To have your function be called by the serial handler, you need to add a line to this section. Note that strncmp compares a certain number of characters; as such, you'll need to pass in the length of your command as the second argument. The call after the if statement should be to the function you made previously.

The examples shown above use helper functions s2i and s2d to convert the argument to an integer or double, respectively. These were made specifically for strings ending in colons or semicolons; you will have to be careful when adding similar helper functions for different types.

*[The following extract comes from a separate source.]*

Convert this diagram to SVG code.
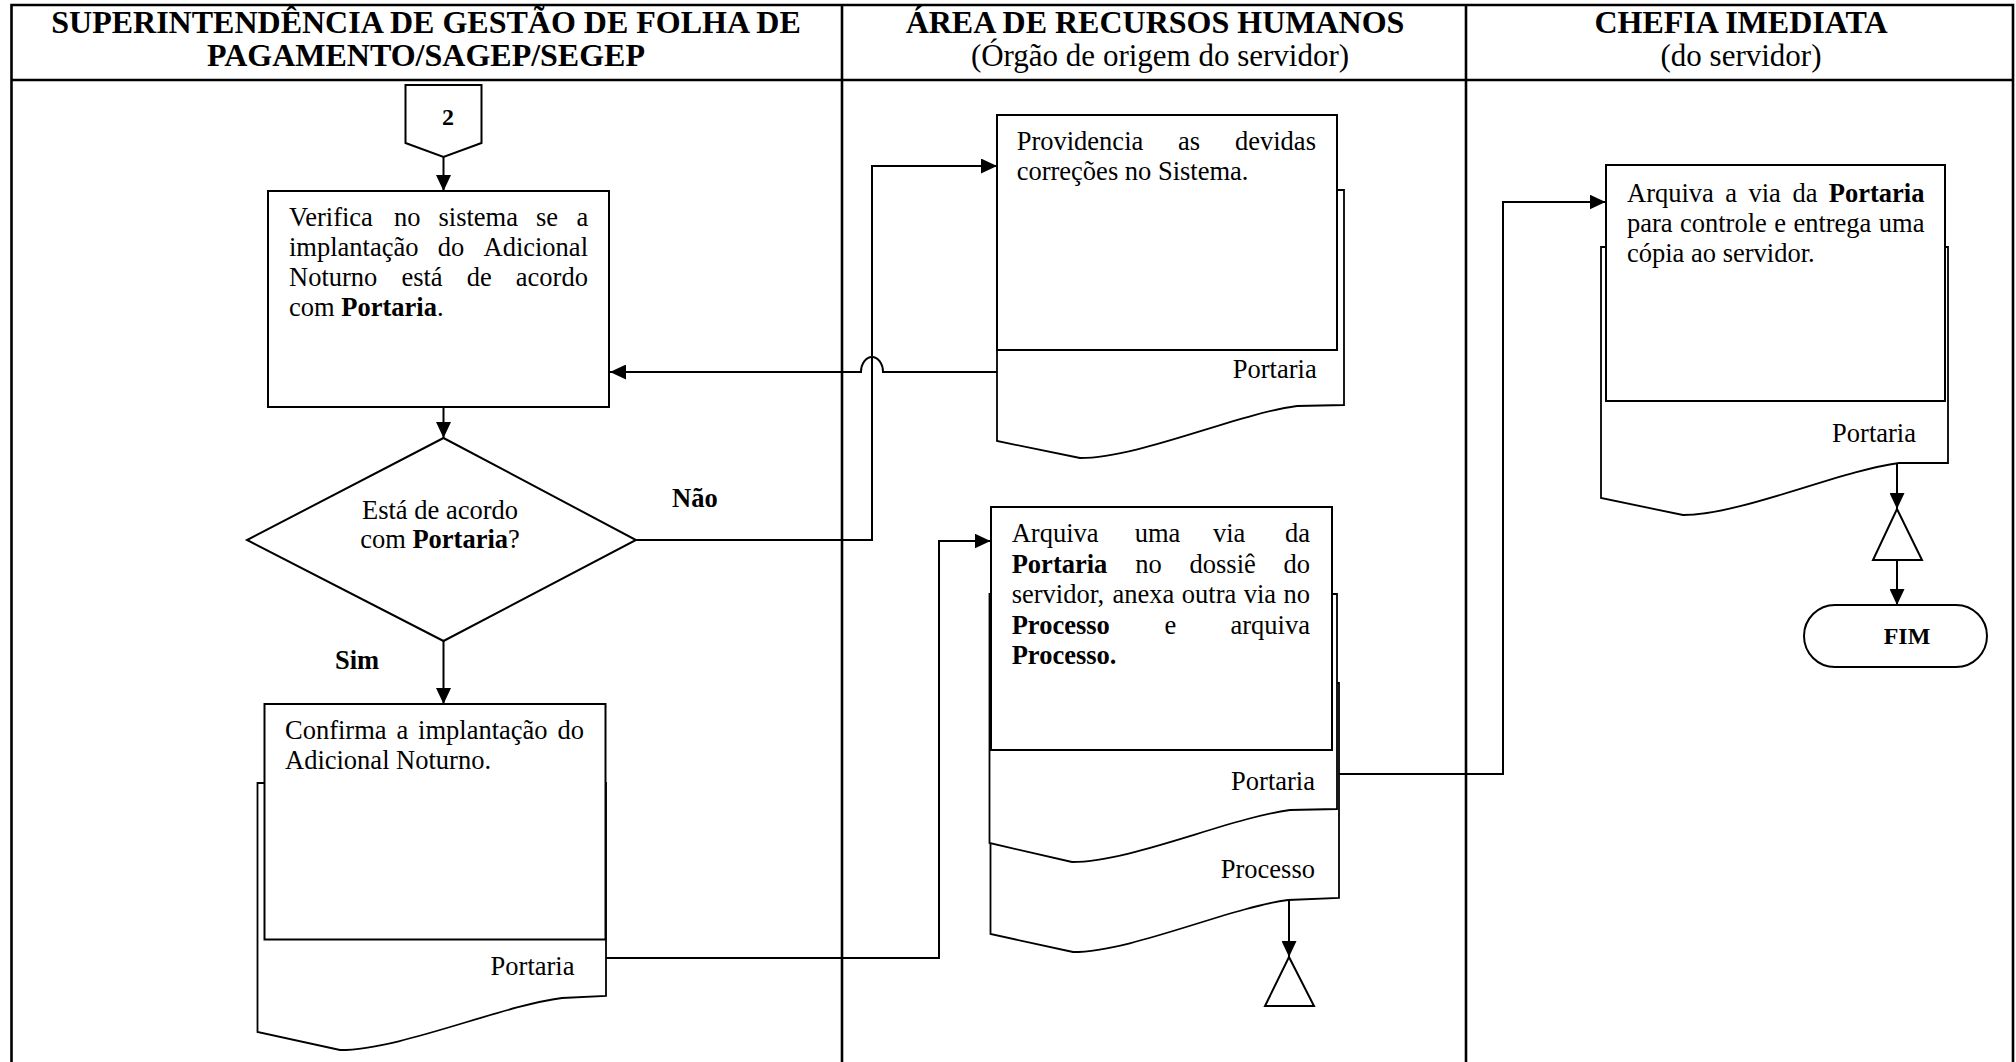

Finally, the parser only looks as far into params as you specify in your function call. As such, extra parameters will be ignored by the parser, and it will not throw an exception.

Serial listener and ROS

Serial commands are sent to the Arduino from a Raspberry Pi running rospy and connected via USB. There is a PiSerial object that, when instantiated, begins to listen to the serial rostopic and push information to the Arduino.

You can send serial commands by either calling the send_raw(string) or send(command, *params) methods of the PiSerial object, or by publishing a string to serial that meets the specifications described in the previous section.

Potential errors

Based on the way serial communication was implemented, there are a few failure cases that might not be obvious for debugging.

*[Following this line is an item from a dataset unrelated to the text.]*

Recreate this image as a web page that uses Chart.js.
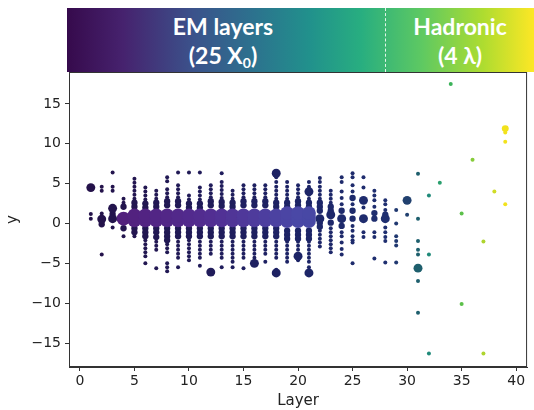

  • The Arduino serial parser ignores extra parameters without throwing an exception.

  • The Arduino serial parser has a maximum packet length, number of parameters, and command length. If these values are exceeded, it may or may not cause a runtime error.

  • Nothing happens on the Arduino side until a semicolon character is received. This means that errors in the Pi side, or lapses/errors in UART, could result in the total omission of a packet.

  • The port of the USB device needs to be specified manually in the PiSerial object. This is likely going to be /dev/ttyUSB0 or /dev/ttyACM0, but it could be different based on the configuration of the Pi. Referring to an unused port should raise an exception in the python code. Trying to access the wrong USB device may not.